A number of governments in the block of countries represented in the Organisation of Islamic Conference are using innovative Sukuk structures to raise money for a variety of purposes, including financing budget deficits.Since the government of Pakistan’s dollar-denominated Sukuk issue of $600 million in 2005 (which involved selling its M2 motorway to a special purpose vehicle (SPV), and then leasing it back from the SPV), a number of sovereign and corporate Sukuk have been issued in the country. The government raised Rs163.3 billion last year by issuing three sovereign Sukuk. The government of Turkey has also recently issued two landmark Sukuk (one $1.5 billion sakk and another Lira-denominated $1.62 billion sakk).
While supporters of Islamic finance have reasons to be joyous over the impressive growth of Sukuk, caution must be exercised when advising investors and issuers on matters related to the use of the instrument. The current trend in Sukuk structuring tends towards debt-based structures, which renders most of the issued Sukuk very similar to conventional bonds in their risk-return profile. This is a significant concern, given the increasing share of Sukuk in the total assets under management of institutions offering Islamic financial services. At present, assets under Sukuk are estimated to be about a fifth of the total global Islamic financial assets of $1.35 trillion, according to the Global Islamic Finance Report 2012.

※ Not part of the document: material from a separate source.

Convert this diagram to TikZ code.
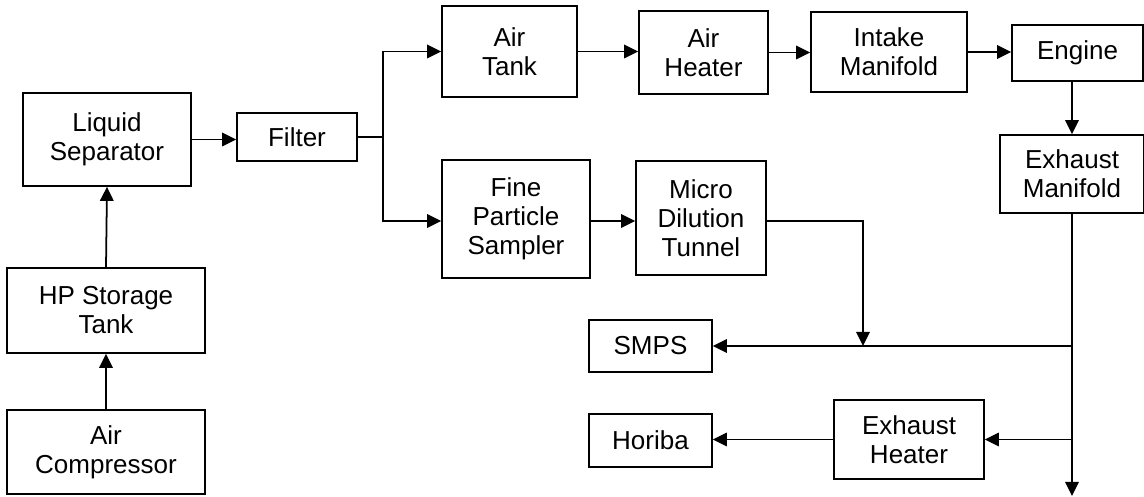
\documentclass[tikz,border=0pt]{standalone}
\usepackage{fontspec}
\setmainfont{Liberation Sans}
\usetikzlibrary{arrows.meta}
\tikzset{
    box/.style = {rectangle, draw, line width=1pt, align=center, inner sep=0pt, fill=white},
    flow/.style = {-{Triangle[length=2.8mm, width=2.7mm]}, line width=1pt}
}

\begin{document}
\begin{tikzpicture}[every node/.style={font=\fontsize{14.8}{16.5}\selectfont}]
\useasboundingbox (0,0) rectangle (22.88,9.94);

% Supply column
\node[box, minimum width=3.36cm, minimum height=1.86cm] (LS) at (2.14, 7.15) {Liquid\\Separator};
\node[box, minimum width=3.96cm, minimum height=1.70cm] (HP) at (2.12, 3.73) {HP Storage\\Tank};
\node[box, minimum width=3.96cm, minimum height=1.68cm] (AC) at (2.12, 0.90) {Air\\Compressor};
\node[box, minimum width=2.40cm, minimum height=0.96cm] (FIL) at (5.94, 7.20) {Filter};

% Intake line
\node[box, minimum width=2.70cm, minimum height=1.82cm] (AT) at (10.19, 8.91) {Air\\Tank};
\node[box, minimum width=2.58cm, minimum height=1.66cm] (AH) at (14.07, 8.89) {Air\\Heater};
\node[box, minimum width=3.12cm, minimum height=1.60cm] (IM) at (17.78, 8.90) {Intake\\Manifold};
\node[box, minimum width=2.62cm, minimum height=1.12cm] (ENG) at (21.55, 8.88) {Engine};
\node[box, minimum width=2.88cm, minimum height=1.56cm] (EM) at (21.44, 6.46) {Exhaust\\Manifold};

% Sampling line
\node[box, minimum width=2.96cm, minimum height=2.36cm] (FPS) at (10.32, 5.56) {Fine\\Particle\\Sampler};
\node[box, minimum width=2.60cm, minimum height=2.28cm] (MDT) at (14.02, 5.58) {Micro\\Dilution\\Tunnel};

% Analysers
\node[box, minimum width=2.46cm, minimum height=1.04cm] (SMPS) at (13.01, 3.02) {SMPS};
\node[box, minimum width=2.46cm, minimum height=1.06cm] (HOR) at (13.01, 1.13) {Horiba};
\node[box, minimum width=3.00cm, minimum height=1.58cm] (EH) at (18.18, 1.15) {Exhaust\\Heater};

% Junctions
\coordinate (split) at (7.66, 7.20);
\coordinate (join) at (17.26, 3.02);
\coordinate (outlet) at (21.44, 0.02);
\coordinate (tapA) at (outlet |- SMPS.east);
\coordinate (tapB) at (outlet |- EH.east);

% AC -> HP -> LS -> Filter
\draw[flow] (AC.north) -- (HP.south);
\draw[flow] (HP.north) -- (LS.south);
\draw[flow] (LS.east) -- (LS.east -| FIL.west);

% Filter -> split
\draw[line width=1pt] (FIL.east) -- (split);
\draw[flow] (split) |- (AT.west);
\draw[flow] (split) |- ([yshift=-0.04cm]FPS.west);

% intake chain
\draw[flow] (AT.east) -- (AT.east -| AH.west);
\draw[flow] (AH.east) -- (AH.east -| IM.west);
\draw[flow] (IM.east) -- (IM.east -| ENG.west);
\draw[flow] (ENG.south -| EM.north) -- (EM.north);

% sampler chain
\draw[flow] ([yshift=-0.04cm]FPS.east) -- ([yshift=-0.04cm]FPS.east -| MDT.west);
\draw[flow] ([yshift=-0.06cm]MDT.east) -| (join);

% exhaust trunk
\draw[flow] (EM.south) -- (outlet);
\draw[flow] (tapA) -- (SMPS.east);
\draw[flow] (tapB) -- (EH.east);
\draw[flow] (EH.west) -- (HOR.east |- EH.west);
\end{tikzpicture}
\end{document}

An over-emphasis on asset-based Sukuk structures means corporations and sovereigns borrowing from the Islamic capital markets will increase their indebtedness, thus magnifying the use of leverage in their capital structures. This will not only endanger the operational sustainability of the borrowing corporations, but also contribute to the instability of the Islamic financial system as a whole. Government borrowing through debt-based Sukuk structures, like commodity Murabaha, will result in governments using Islamic structures to finance their budget deficits (as is very much the case in Pakistan).
Although sovereign Sukuk in Pakistan have allowed Islamic banks in the country to have access to Sharia compliant securities for liquidity management and other treasury operations, the government must exercise caution in raising funds through Sukuk, as it crowds out private investment in the country.
Asset-based Sukuk are all but conventional bonds in their economic effects. In the event of a default, investors may end up losing significantly and will not have any recourse to an underlying asset. Sukuk defaults have just started. For instance, there are problems on the horizon for those who invested in Dana Sukuk, which was a nearly $1bn Sukuk maturing on October 31, 2012. But as the obligor has run out of cash, investors will find it difficult to receive their paybacks.
Now that new rules for Sukuk have been issued in Pakistan, one should hope that Pakistan will provide an example of developing an Islamic capital market based on true asset-backed Sukuk rather than Sukuk based on commodity Murabaha, which are only slightly different from conventional bonds.